JOB
From the data that follows, print exactly the lines starting at the one containing "Give me the matplotlib source for this chart." and ending at the one containing "import matplotlib.pyplot as plt"; include both of them and nothing more.

## start RECORDS FOR THIS EXERCISE

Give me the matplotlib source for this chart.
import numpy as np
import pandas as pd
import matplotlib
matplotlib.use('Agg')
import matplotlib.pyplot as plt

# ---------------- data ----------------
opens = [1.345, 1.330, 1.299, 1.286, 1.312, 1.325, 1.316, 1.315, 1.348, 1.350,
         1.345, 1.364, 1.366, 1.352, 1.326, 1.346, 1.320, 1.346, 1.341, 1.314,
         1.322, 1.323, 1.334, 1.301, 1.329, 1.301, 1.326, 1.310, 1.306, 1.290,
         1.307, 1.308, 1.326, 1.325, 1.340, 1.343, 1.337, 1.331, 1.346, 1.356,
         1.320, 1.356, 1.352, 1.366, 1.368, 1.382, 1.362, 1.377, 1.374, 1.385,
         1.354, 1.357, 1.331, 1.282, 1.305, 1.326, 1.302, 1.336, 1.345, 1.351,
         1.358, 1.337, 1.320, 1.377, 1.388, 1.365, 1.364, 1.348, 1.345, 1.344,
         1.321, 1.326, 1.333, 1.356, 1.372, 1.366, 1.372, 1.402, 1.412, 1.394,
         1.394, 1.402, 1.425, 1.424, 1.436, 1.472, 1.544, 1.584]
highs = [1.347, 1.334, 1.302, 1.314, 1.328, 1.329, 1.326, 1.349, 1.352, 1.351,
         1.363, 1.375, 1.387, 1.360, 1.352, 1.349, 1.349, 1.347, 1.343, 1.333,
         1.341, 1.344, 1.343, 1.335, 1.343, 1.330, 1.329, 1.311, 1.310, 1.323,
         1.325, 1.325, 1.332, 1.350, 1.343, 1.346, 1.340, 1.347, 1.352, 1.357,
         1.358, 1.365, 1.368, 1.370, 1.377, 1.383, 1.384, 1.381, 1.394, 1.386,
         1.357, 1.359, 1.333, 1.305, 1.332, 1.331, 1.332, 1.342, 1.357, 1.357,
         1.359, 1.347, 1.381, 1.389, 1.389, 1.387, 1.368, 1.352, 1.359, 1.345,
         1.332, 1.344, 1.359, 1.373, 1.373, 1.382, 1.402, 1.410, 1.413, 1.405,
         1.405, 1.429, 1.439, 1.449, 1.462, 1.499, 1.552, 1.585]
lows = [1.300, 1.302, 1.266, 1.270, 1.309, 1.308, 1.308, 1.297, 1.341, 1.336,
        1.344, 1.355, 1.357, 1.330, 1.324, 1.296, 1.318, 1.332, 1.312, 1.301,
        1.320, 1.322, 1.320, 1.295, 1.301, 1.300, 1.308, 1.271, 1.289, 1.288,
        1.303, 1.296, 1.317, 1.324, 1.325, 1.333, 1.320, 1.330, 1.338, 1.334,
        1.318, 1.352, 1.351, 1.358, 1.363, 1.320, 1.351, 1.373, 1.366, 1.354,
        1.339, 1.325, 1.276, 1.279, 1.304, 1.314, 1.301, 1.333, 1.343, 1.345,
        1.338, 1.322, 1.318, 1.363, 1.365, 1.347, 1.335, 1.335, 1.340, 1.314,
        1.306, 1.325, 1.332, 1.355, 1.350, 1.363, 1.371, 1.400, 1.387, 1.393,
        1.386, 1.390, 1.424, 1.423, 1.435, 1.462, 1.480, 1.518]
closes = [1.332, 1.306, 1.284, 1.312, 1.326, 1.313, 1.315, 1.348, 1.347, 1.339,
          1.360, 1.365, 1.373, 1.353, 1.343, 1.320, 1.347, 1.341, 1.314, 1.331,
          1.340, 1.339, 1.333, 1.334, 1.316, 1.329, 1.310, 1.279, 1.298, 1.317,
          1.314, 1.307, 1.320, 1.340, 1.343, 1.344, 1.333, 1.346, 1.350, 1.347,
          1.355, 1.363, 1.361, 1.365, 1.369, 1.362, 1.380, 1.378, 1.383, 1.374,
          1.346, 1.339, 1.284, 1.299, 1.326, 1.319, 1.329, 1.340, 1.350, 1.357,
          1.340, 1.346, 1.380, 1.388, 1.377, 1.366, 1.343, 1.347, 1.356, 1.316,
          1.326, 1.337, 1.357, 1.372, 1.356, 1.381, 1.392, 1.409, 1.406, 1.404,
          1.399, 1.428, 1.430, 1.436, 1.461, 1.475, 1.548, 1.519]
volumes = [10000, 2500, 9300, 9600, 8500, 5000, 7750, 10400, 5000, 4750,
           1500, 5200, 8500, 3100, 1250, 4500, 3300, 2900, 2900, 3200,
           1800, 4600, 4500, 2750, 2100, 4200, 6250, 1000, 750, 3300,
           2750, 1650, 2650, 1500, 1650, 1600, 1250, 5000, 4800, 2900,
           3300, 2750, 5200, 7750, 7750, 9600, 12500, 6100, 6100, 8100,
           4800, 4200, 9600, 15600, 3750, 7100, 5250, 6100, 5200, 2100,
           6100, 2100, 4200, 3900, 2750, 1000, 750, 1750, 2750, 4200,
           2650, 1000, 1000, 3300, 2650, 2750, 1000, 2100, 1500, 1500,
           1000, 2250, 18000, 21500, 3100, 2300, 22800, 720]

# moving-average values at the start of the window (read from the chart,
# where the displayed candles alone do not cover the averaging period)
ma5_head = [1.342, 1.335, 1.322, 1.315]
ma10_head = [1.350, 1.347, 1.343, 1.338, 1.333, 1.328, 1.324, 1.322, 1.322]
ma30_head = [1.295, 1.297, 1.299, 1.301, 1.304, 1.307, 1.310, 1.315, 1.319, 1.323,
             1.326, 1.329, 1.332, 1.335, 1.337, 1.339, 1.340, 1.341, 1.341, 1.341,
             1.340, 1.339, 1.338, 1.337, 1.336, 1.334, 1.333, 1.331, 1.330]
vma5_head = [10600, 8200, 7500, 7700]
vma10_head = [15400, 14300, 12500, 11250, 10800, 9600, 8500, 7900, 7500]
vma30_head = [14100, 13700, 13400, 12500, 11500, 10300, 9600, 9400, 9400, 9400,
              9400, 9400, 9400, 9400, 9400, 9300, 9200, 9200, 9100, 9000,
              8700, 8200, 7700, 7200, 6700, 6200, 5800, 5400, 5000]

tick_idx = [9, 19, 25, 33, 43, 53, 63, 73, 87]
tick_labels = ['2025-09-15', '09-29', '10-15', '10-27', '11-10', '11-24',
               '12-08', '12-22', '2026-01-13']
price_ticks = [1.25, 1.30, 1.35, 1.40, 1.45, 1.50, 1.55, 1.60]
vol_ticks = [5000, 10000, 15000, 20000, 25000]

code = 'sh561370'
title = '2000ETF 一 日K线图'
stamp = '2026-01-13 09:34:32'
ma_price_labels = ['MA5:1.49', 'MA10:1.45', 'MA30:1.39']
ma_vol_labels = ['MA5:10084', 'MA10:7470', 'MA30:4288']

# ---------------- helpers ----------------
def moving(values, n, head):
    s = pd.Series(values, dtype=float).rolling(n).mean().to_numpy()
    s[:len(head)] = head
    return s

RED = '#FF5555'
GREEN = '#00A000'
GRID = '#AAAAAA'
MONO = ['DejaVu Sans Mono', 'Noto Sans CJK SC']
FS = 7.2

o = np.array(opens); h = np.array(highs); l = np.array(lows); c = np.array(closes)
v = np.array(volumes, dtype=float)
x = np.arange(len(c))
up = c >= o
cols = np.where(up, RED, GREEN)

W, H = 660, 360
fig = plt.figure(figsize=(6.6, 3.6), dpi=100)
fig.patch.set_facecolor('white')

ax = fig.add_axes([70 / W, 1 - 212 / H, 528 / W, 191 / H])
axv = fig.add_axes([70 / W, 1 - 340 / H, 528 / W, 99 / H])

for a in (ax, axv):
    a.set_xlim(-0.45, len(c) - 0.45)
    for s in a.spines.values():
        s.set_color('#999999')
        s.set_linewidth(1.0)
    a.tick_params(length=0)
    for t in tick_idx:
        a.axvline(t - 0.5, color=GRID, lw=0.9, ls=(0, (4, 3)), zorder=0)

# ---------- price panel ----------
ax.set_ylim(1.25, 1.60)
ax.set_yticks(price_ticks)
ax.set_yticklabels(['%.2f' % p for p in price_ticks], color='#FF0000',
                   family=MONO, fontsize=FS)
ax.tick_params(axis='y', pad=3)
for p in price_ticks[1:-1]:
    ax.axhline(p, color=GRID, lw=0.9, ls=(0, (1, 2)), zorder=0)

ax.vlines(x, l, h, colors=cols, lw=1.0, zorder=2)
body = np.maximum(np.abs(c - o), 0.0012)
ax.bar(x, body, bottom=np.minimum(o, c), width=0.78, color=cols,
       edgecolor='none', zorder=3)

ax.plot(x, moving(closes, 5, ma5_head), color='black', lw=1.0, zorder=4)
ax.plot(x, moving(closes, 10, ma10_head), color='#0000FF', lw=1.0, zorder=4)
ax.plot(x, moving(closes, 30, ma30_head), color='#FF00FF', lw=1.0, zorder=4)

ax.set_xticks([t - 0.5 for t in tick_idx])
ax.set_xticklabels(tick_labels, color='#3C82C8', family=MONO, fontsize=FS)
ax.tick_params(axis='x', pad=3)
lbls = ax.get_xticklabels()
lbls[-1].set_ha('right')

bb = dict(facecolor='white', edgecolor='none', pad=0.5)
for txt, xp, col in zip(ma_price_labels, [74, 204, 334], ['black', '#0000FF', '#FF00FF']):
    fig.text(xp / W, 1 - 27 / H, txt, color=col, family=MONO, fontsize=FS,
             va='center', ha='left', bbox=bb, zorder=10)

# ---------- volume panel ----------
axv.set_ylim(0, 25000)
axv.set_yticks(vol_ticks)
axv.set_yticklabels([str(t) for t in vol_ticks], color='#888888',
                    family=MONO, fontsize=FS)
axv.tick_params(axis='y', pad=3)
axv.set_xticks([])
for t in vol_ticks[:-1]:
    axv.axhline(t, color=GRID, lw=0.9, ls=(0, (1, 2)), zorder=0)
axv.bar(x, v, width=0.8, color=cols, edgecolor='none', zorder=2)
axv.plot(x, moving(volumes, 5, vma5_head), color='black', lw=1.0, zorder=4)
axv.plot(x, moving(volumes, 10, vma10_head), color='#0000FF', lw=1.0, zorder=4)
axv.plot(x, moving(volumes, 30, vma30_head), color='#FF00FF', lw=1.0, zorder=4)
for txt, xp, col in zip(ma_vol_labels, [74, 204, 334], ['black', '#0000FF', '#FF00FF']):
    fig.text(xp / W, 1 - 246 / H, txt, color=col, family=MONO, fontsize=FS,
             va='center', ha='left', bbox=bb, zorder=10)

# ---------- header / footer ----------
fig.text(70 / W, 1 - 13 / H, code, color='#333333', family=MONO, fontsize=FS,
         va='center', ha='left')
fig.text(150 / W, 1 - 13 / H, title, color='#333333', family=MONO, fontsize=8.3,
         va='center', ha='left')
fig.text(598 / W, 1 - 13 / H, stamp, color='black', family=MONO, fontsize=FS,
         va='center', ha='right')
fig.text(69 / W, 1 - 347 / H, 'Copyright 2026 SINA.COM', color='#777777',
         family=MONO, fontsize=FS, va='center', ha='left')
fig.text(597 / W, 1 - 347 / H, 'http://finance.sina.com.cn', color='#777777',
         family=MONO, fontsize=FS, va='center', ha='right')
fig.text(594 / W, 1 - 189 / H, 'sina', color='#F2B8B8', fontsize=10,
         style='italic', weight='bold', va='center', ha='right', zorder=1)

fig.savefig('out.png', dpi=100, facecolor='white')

## end RECORDS FOR THIS EXERCISE
## start RECORDS FOR THIS EXERCISE

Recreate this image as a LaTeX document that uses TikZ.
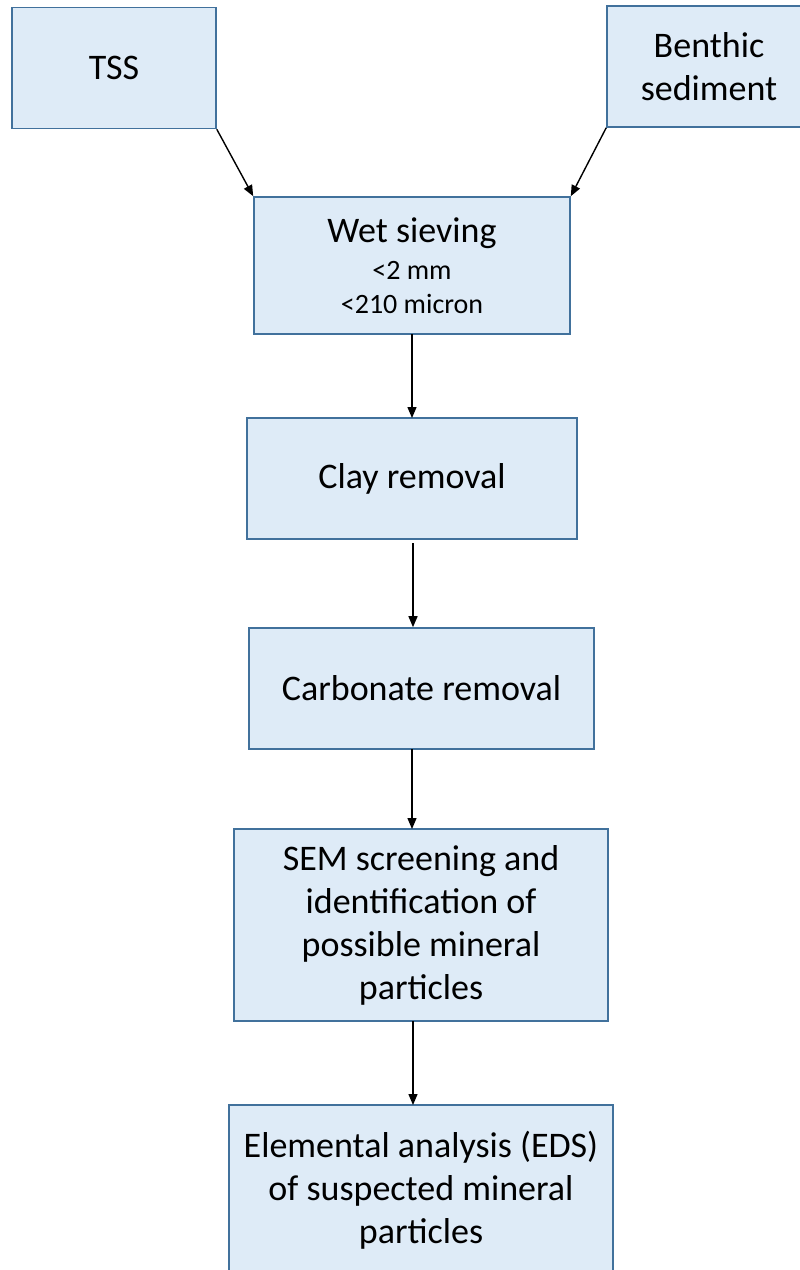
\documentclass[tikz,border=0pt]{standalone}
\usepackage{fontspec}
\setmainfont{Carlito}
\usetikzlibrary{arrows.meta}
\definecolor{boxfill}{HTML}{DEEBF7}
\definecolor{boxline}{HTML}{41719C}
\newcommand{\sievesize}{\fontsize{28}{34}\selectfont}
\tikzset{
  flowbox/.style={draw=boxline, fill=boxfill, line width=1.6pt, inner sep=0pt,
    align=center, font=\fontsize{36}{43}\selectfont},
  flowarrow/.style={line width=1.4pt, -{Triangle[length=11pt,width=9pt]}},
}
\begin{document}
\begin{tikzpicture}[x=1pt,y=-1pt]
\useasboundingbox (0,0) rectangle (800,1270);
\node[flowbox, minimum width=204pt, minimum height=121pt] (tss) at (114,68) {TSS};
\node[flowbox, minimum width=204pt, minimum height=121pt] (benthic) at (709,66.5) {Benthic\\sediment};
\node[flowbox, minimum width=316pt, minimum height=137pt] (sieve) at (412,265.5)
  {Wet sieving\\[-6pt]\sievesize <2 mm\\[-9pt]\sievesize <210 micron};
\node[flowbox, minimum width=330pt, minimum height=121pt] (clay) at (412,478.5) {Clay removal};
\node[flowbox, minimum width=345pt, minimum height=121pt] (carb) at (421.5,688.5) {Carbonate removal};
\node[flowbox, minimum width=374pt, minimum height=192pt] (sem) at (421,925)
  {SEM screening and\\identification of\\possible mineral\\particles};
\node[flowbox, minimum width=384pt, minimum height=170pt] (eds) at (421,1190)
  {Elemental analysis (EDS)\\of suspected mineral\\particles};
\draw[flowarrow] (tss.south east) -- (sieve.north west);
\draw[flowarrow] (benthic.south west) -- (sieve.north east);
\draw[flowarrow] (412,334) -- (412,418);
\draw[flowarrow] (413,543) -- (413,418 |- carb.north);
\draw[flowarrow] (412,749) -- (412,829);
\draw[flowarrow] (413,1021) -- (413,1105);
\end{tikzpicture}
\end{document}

## end RECORDS FOR THIS EXERCISE

TASK SOLUTION
Give me the matplotlib source for this chart.
import numpy as np
import pandas as pd
import matplotlib
matplotlib.use('Agg')
import matplotlib.pyplot as plt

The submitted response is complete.